High rates of stress and mental illness in New Zealand workplaces mean there is increasing recognition of the need to protect wellbeing and foster mental health at work. Otherwise, we lose talented staff through stigma, stress and distress, and see team resilience and innovation suffer. Having more skilful conversations, between colleagues, and between employees and leaders, is crucial to building the trust and openness necessary to better manage hard times.
Many employees struggle with how to have conversations with their people leaders about their general wellbeing, and in particular experiences of stress and distress at work. Whether or not to disclose mental illness to their leader is also a fraught and difficult decision for many people. Doing so can offer a number of advantages, as leaders may be able to provide practical and emotional support, enable helpful changes in the workplace and be of assistance at times when things are particularly hard. There are also number of reasons why, as a leader, it can be useful for team members to disclose their difficulties, including providing a more authentic lens for understanding team members and being able to play a role in aiding their recovery.
However, fear of judgement and concerns about how the information might be used can often get in the way of disclosure, to the detriment of both the individual and the team.
There are a number of models describing the factors that might promote disclosure, most prominently “Psychological Safety”. However, at the heart of the employee’s decision is whether they trust their leader. Trust is the foundation of a safe workplace environment, it enables us to be appropriately vulnerable and take risks with whatever matters to us, whether that’s our self-image or our wellbeing.
Researchers Harrison McKnight and Norman Chervany suggest that trust is not situational so much as person-specific. By creating a sense of security (psychological safety) with an employee, leaders start to create this trust. McKnight and Chervany also identifyfour key factors that people will seek to be confident in before they will trust their leader, or colleagues.
- Competence: Can my leader be useful to me in dealing with my difficulties? Can they help?
Leaders can send useful messages in this area by acknowledging some of the challenges people might be facing, and describing options that might be considered for helping with these challenges. Leaders also need to demonstrate a good understanding of the relevant support systems available in their organisation, including HR processes and EAP. At a more fundamental level, if their leader is seen as being able to offer wise advice and insight, this will also demonstrate a sense of competence.
- Benevolence: Does my leader seek to understand and consider my needs and wants?
Importantly, this doesn’t mean leaders immediately acquiescing to those needs and wants. Rather, if a leader has to make a difficult decision in relation to the team member, the employee knows that their needs and wishes will be sought and respected. In the case of stress, distress or mental illness, this might be discussing and collaborating with the employee to temporarily adjust their duties to give them space to recover.
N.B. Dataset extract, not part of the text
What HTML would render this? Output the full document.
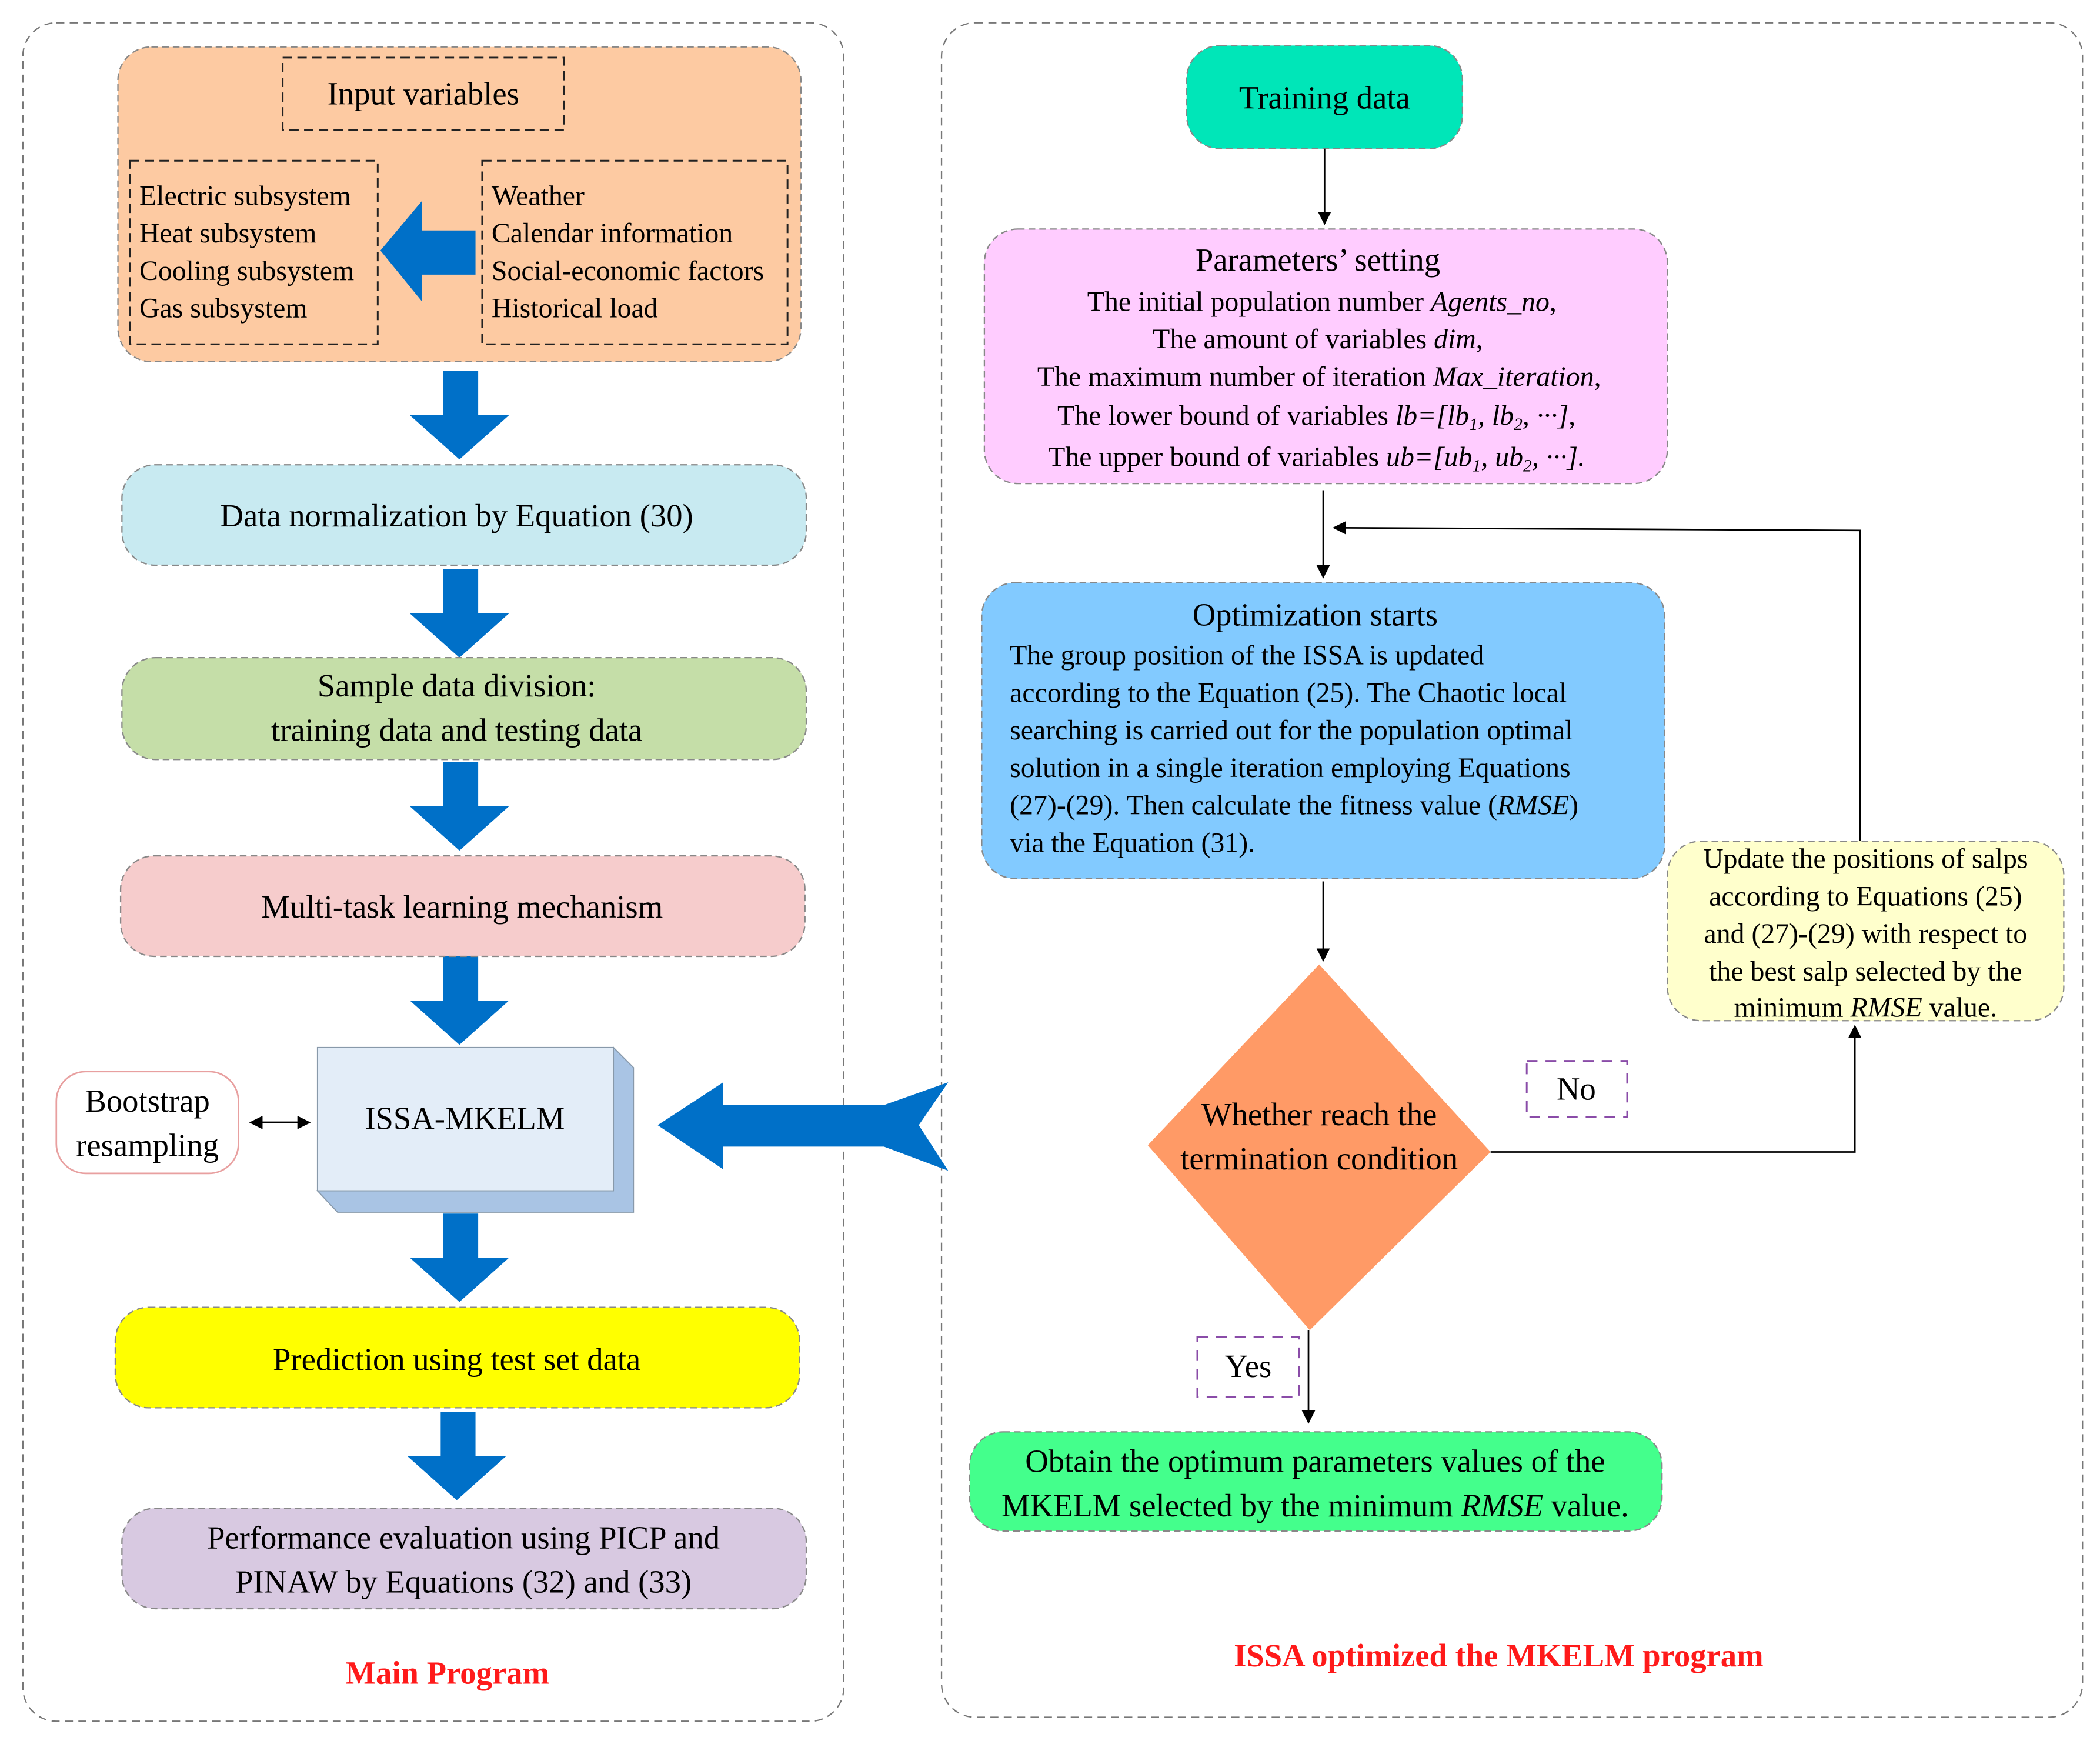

Perhaps the most important element of benevolence is the absence of judgement. Human beings are evolved to seek and protect the esteem of those in positions of power. If employees expect to lose this because of disclosure, they are unlikely to disclose. Leaders can promote a perception of benevolence by showing an ongoing interest in the “whole person”, including their strengths, weaknesses, passions and vulnerabilities. They can also model being vulnerable by acknowledging the aspects of work and life that they struggle with. This normalises and validates difficulties, and leads team members to feel that their own struggles will be understood.
- Predictability: Do I know how my leader will react to my disclosure?
Leaders can help address this question by proactively sending consistent messages about how they view distress and mental illness, and how they might react to it. Importantly, these messages need to be affirming and validating, not critical or shaming. Most importantly, actions speak louder than words, so behaviours that are perceived as incongruent with words will get noticed. It is about being consistent in both message and action.
- Integrity: Do I know my leader’s values and will they stick to them?
When it comes to mental illness, this might include questions like: Will my leader protect my privacy? Will my leader use this information in other forums (e.g. performance management)? Has my leader spoken well of mental health in other contexts?
Of all the factors, integrity is a deal-breaker, and a small slip-up in integrity can be the hardest to recover from for any leader. If you are looking to build trust and promote disclosure, and thus engagement in help-seeking, then one useful strategy is to craft stories that describe how such disclosures might be handled, that answer the questions above. Ideally, these might be based on real events (but still protecting the identity of individuals). If team members believe their leader can provide useful support and guidance, cares about them, is predictable in how they will react, and will do the right thing, then that will set the conditions for trust.
Managing mental health well and supporting team members who may be experiencing mental illness is a new competency area for many leaders. Paying attention to these four factors, seeking feedback to improve – and authentically making efforts to do so – are some steps leaders can take to strengthen these skills.